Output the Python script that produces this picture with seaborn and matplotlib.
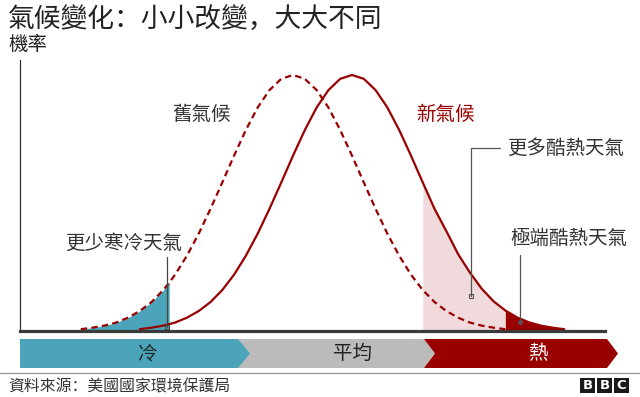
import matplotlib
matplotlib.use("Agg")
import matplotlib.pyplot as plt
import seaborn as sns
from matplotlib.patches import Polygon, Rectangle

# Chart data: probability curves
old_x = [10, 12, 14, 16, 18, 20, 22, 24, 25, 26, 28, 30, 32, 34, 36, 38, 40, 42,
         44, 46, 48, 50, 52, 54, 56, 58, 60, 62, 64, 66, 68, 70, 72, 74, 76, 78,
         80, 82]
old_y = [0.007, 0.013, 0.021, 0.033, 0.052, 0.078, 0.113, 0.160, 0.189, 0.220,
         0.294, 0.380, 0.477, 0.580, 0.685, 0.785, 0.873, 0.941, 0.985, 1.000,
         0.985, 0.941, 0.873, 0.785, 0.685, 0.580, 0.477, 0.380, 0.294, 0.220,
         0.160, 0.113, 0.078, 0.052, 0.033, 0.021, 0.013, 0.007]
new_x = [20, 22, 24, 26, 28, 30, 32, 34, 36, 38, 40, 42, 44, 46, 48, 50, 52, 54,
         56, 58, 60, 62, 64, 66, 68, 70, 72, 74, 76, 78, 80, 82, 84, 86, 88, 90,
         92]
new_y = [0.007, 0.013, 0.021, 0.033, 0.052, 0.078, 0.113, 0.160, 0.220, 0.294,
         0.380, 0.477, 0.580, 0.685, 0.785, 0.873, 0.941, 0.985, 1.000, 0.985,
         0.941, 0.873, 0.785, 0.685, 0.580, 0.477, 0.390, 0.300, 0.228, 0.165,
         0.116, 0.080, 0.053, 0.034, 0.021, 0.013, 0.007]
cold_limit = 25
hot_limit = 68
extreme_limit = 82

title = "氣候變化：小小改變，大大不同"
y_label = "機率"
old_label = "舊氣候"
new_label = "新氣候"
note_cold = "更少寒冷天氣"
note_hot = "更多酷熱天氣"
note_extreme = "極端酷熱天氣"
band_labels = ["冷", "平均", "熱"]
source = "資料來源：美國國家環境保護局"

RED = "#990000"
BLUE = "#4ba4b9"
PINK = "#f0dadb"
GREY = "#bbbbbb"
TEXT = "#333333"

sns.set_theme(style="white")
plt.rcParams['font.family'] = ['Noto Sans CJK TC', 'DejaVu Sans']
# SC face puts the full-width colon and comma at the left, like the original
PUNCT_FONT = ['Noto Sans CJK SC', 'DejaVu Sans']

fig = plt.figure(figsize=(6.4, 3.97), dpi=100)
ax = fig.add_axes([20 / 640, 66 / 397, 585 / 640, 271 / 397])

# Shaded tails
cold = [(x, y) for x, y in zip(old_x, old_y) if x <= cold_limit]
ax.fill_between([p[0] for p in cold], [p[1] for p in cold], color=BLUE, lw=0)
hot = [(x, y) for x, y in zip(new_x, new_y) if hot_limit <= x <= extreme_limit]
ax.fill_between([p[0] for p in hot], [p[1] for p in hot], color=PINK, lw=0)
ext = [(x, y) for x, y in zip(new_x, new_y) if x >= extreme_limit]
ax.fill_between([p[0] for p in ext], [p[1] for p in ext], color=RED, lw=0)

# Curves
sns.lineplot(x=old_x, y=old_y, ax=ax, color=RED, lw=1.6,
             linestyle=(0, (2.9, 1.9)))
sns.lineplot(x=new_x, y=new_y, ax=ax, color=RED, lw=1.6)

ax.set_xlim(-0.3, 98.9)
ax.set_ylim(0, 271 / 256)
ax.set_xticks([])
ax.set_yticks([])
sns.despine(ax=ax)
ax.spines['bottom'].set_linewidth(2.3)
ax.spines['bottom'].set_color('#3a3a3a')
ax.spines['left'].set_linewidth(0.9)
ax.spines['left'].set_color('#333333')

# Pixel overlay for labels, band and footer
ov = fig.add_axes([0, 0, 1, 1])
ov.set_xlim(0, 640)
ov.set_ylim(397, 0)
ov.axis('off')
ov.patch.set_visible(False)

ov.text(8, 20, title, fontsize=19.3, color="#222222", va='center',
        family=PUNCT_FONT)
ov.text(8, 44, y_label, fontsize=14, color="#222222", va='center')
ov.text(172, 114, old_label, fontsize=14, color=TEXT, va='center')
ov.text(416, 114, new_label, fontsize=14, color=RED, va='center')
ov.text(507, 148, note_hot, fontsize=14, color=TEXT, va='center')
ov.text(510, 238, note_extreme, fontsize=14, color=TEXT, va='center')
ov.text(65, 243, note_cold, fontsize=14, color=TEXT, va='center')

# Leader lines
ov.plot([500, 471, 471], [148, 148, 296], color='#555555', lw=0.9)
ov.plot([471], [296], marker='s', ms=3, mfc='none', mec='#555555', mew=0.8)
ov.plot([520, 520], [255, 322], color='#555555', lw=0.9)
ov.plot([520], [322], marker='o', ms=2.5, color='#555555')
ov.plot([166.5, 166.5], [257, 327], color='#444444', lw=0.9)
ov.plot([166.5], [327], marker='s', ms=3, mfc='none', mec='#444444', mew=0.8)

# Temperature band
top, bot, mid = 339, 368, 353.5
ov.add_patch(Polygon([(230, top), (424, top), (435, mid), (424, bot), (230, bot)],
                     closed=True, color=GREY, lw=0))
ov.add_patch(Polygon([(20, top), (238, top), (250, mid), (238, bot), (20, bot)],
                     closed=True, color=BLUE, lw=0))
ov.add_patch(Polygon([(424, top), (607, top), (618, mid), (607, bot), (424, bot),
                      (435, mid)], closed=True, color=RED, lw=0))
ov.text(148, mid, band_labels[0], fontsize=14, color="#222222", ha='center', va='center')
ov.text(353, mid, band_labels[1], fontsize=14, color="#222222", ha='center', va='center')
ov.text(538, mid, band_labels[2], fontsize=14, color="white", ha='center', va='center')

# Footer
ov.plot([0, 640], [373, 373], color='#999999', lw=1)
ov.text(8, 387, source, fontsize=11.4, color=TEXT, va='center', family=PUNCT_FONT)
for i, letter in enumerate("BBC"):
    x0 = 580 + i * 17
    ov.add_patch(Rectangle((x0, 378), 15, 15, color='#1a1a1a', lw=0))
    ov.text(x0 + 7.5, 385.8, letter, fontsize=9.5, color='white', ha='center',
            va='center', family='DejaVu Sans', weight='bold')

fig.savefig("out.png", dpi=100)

+++

[EXERCISE]:
Restate the whole of the material word for word without the pictures.

[THE COMPLETED TASK]:
Output the Python script that produces this picture with seaborn and matplotlib.
import matplotlib
matplotlib.use("Agg")
import matplotlib.pyplot as plt
import seaborn as sns
from matplotlib.patches import Polygon, Rectangle

# Chart data: probability curves
old_x = [10, 12, 14, 16, 18, 20, 22, 24, 25, 26, 28, 30, 32, 34, 36, 38, 40, 42,
         44, 46, 48, 50, 52, 54, 56, 58, 60, 62, 64, 66, 68, 70, 72, 74, 76, 78,
         80, 82]
old_y = [0.007, 0.013, 0.021, 0.033, 0.052, 0.078, 0.113, 0.160, 0.189, 0.220,
         0.294, 0.380, 0.477, 0.580, 0.685, 0.785, 0.873, 0.941, 0.985, 1.000,
         0.985, 0.941, 0.873, 0.785, 0.685, 0.580, 0.477, 0.380, 0.294, 0.220,
         0.160, 0.113, 0.078, 0.052, 0.033, 0.021, 0.013, 0.007]
new_x = [20, 22, 24, 26, 28, 30, 32, 34, 36, 38, 40, 42, 44, 46, 48, 50, 52, 54,
         56, 58, 60, 62, 64, 66, 68, 70, 72, 74, 76, 78, 80, 82, 84, 86, 88, 90,
         92]
new_y = [0.007, 0.013, 0.021, 0.033, 0.052, 0.078, 0.113, 0.160, 0.220, 0.294,
         0.380, 0.477, 0.580, 0.685, 0.785, 0.873, 0.941, 0.985, 1.000, 0.985,
         0.941, 0.873, 0.785, 0.685, 0.580, 0.477, 0.390, 0.300, 0.228, 0.165,
         0.116, 0.080, 0.053, 0.034, 0.021, 0.013, 0.007]
cold_limit = 25
hot_limit = 68
extreme_limit = 82

title = "氣候變化：小小改變，大大不同"
y_label = "機率"
old_label = "舊氣候"
new_label = "新氣候"
note_cold = "更少寒冷天氣"
note_hot = "更多酷熱天氣"
note_extreme = "極端酷熱天氣"
band_labels = ["冷", "平均", "熱"]
source = "資料來源：美國國家環境保護局"

RED = "#990000"
BLUE = "#4ba4b9"
PINK = "#f0dadb"
GREY = "#bbbbbb"
TEXT = "#333333"

sns.set_theme(style="white")
plt.rcParams['font.family'] = ['Noto Sans CJK TC', 'DejaVu Sans']
# SC face puts the full-width colon and comma at the left, like the original
PUNCT_FONT = ['Noto Sans CJK SC', 'DejaVu Sans']

fig = plt.figure(figsize=(6.4, 3.97), dpi=100)
ax = fig.add_axes([20 / 640, 66 / 397, 585 / 640, 271 / 397])

# Shaded tails
cold = [(x, y) for x, y in zip(old_x, old_y) if x <= cold_limit]
ax.fill_between([p[0] for p in cold], [p[1] for p in cold], color=BLUE, lw=0)
hot = [(x, y) for x, y in zip(new_x, new_y) if hot_limit <= x <= extreme_limit]
ax.fill_between([p[0] for p in hot], [p[1] for p in hot], color=PINK, lw=0)
ext = [(x, y) for x, y in zip(new_x, new_y) if x >= extreme_limit]
ax.fill_between([p[0] for p in ext], [p[1] for p in ext], color=RED, lw=0)

# Curves
sns.lineplot(x=old_x, y=old_y, ax=ax, color=RED, lw=1.6,
             linestyle=(0, (2.9, 1.9)))
sns.lineplot(x=new_x, y=new_y, ax=ax, color=RED, lw=1.6)

ax.set_xlim(-0.3, 98.9)
ax.set_ylim(0, 271 / 256)
ax.set_xticks([])
ax.set_yticks([])
sns.despine(ax=ax)
ax.spines['bottom'].set_linewidth(2.3)
ax.spines['bottom'].set_color('#3a3a3a')
ax.spines['left'].set_linewidth(0.9)
ax.spines['left'].set_color('#333333')

# Pixel overlay for labels, band and footer
ov = fig.add_axes([0, 0, 1, 1])
ov.set_xlim(0, 640)
ov.set_ylim(397, 0)
ov.axis('off')
ov.patch.set_visible(False)

ov.text(8, 20, title, fontsize=19.3, color="#222222", va='center',
        family=PUNCT_FONT)
ov.text(8, 44, y_label, fontsize=14, color="#222222", va='center')
ov.text(172, 114, old_label, fontsize=14, color=TEXT, va='center')
ov.text(416, 114, new_label, fontsize=14, color=RED, va='center')
ov.text(507, 148, note_hot, fontsize=14, color=TEXT, va='center')
ov.text(510, 238, note_extreme, fontsize=14, color=TEXT, va='center')
ov.text(65, 243, note_cold, fontsize=14, color=TEXT, va='center')

# Leader lines
ov.plot([500, 471, 471], [148, 148, 296], color='#555555', lw=0.9)
ov.plot([471], [296], marker='s', ms=3, mfc='none', mec='#555555', mew=0.8)
ov.plot([520, 520], [255, 322], color='#555555', lw=0.9)
ov.plot([520], [322], marker='o', ms=2.5, color='#555555')
ov.plot([166.5, 166.5], [257, 327], color='#444444', lw=0.9)
ov.plot([166.5], [327], marker='s', ms=3, mfc='none', mec='#444444', mew=0.8)

# Temperature band
top, bot, mid = 339, 368, 353.5
ov.add_patch(Polygon([(230, top), (424, top), (435, mid), (424, bot), (230, bot)],
                     closed=True, color=GREY, lw=0))
ov.add_patch(Polygon([(20, top), (238, top), (250, mid), (238, bot), (20, bot)],
                     closed=True, color=BLUE, lw=0))
ov.add_patch(Polygon([(424, top), (607, top), (618, mid), (607, bot), (424, bot),
                      (435, mid)], closed=True, color=RED, lw=0))
ov.text(148, mid, band_labels[0], fontsize=14, color="#222222", ha='center', va='center')
ov.text(353, mid, band_labels[1], fontsize=14, color="#222222", ha='center', va='center')
ov.text(538, mid, band_labels[2], fontsize=14, color="white", ha='center', va='center')

# Footer
ov.plot([0, 640], [373, 373], color='#999999', lw=1)
ov.text(8, 387, source, fontsize=11.4, color=TEXT, va='center', family=PUNCT_FONT)
for i, letter in enumerate("BBC"):
    x0 = 580 + i * 17
    ov.add_patch(Rectangle((x0, 378), 15, 15, color='#1a1a1a', lw=0))
    ov.text(x0 + 7.5, 385.8, letter, fontsize=9.5, color='white', ha='center',
            va='center', family='DejaVu Sans', weight='bold')

fig.savefig("out.png", dpi=100)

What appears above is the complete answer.